Bringing Ethiopian and Oromo issues to the top of the U.S. agenda is of utmost importance before violence arises, he said.

"Or I guarantee people will say 'How could we not have done anything?' "

Professor at California State University Alemayehu Mariam said the University of Minnesota has a strong reputation of human rights advocacy, including divesting its funds in South Africa during apartheid.

Mariam, who received his doctorate here, said Friday's event was meant to send a message to the victimizers of the African people: that someone is watching them.

These new leaders are "pitiful emperors with no clothes," he said.

The interactive event also allowed participants to voice their opinions on the current state of Africa as well as brainstorm solutions for the future.

"We have to bring the women up," one participant said, "and start to talk about the future of female African leaders."

Others looked for help from Africans living outside the continent, as well as African-American citizens in the United States.

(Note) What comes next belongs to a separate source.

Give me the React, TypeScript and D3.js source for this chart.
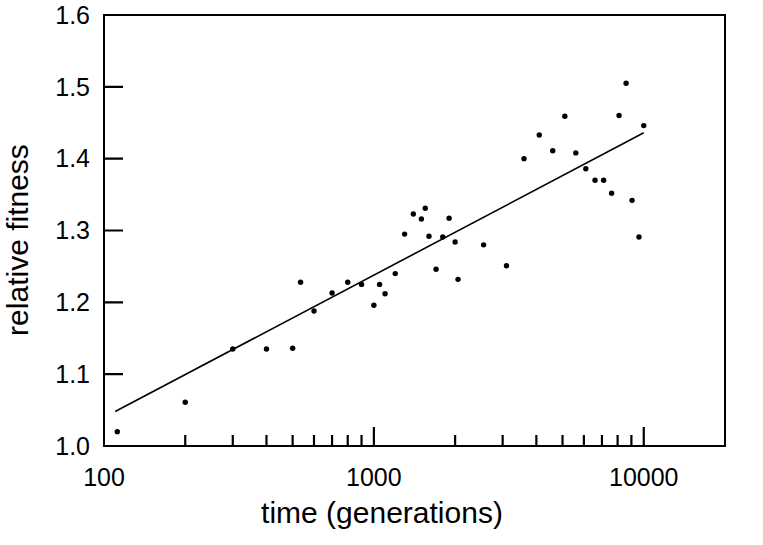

"Never, in the history of Africa, have there been more members of the African diaspora," said Christopher Fomunyoh from the National Democratic Institute.

Some said there's a disconnect between hypothesizing about solutions for Africa and actually acting upon them.

Still, the auditorium buzzed with questions, solutions and concerns for the continent that many living in Minnesota call home.

As one participant said, the most important goal of the event is "bringing the scrambled Africa together as one."